Я мог бы рассказать множество подобных историй. Подобная смена взглядов касается не только политики, но нравов в целом, восхищения «новым романом», за которым последовало неприятие революционного пуританизма, сменившегося разгулом свободолюбивой порнографии, европейской идеи, которую одни и те же люди сначала шельмовали как реакционную и неоколониалистскую, а затем подняли на щит как знамя Прогресса и т. д. И я задаю себе вопрос: помнят ли они о своих прежних взглядах? Хранят ли в памяти историю произошедших с ними перемен? Меня вовсе не возмущает, когда люди меняют свое мнение. Безухов, некогда восхищавшийся Наполеоном, стал его виртуальным убийцей, и он мне симпатичен и в том и в другом случае. А разве женщина, почитавшая Ленина в 1971 году, не имеет права выражать радость в 1991-м, что Ленинград уже не Ленинград? Разумеется, имеет. Однако перемена, происшедшая с ней, отличается от перемены, происшедшей с Безуховым.

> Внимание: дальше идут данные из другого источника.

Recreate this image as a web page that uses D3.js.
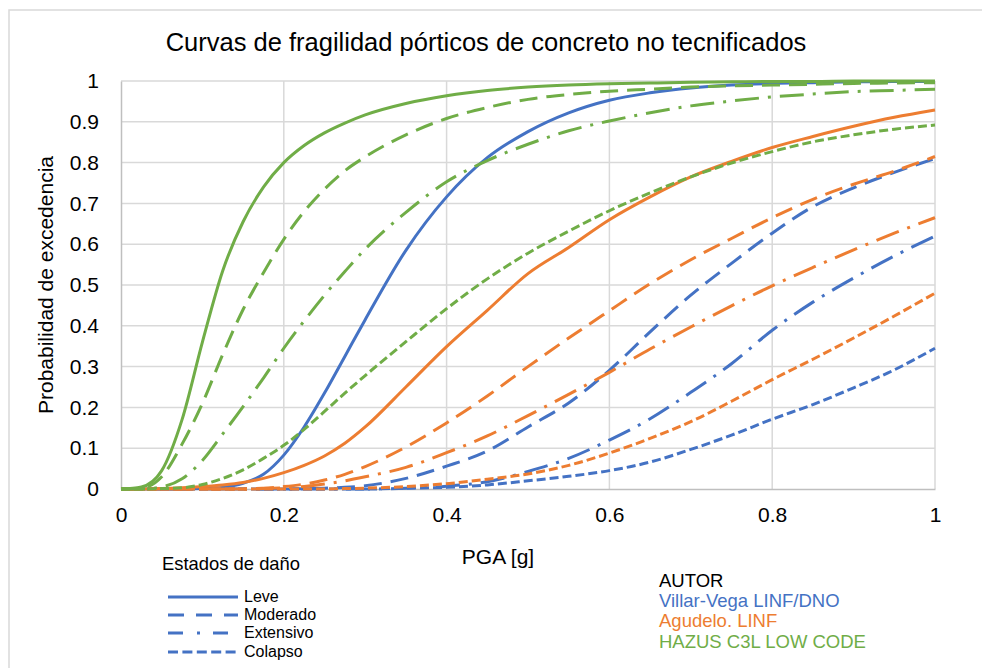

Именно когда происходит перемена в их внутреннем мире, Безухов и Болконский утверждаются как личности; удивляют; становятся иными; разгорается их свобода, а вместе с ней их подлинное «я»; это мгновения поэзии: они проживают их столь интенсивно, что весь мир устремляется им навстречу с кортежем, опьяненным изумительными деталями. У Толстого человек тем больше является самим собой, тем ярче его личность, чем больше у него силы, фантазии, ума стать другим.

И напротив, те, кто, как я вижу, меняет свое отношение к Ленину, Европе и т.д., демонстрируют полное отсутствие индивидуальности. Эта перемена — вовсе не их создание, не их изобретение, не их каприз, не неожиданность, не продукт размышлений, не безумие; в ней нет поэзии; это всего лишь весьма прозаическое желание приспособиться к меняющемуся духу Истории. Именно поэтому они этого даже не замечают; в конечном итоге они всегда остаются одинаковыми: всегда непогрешимы, всегда думают так, как принято думать в их среде; они меняются не для того, чтобы приблизиться к какой-то внутренней сути их «я», а для того, чтобы смешаться с другими; перемена позволяет им не меняться.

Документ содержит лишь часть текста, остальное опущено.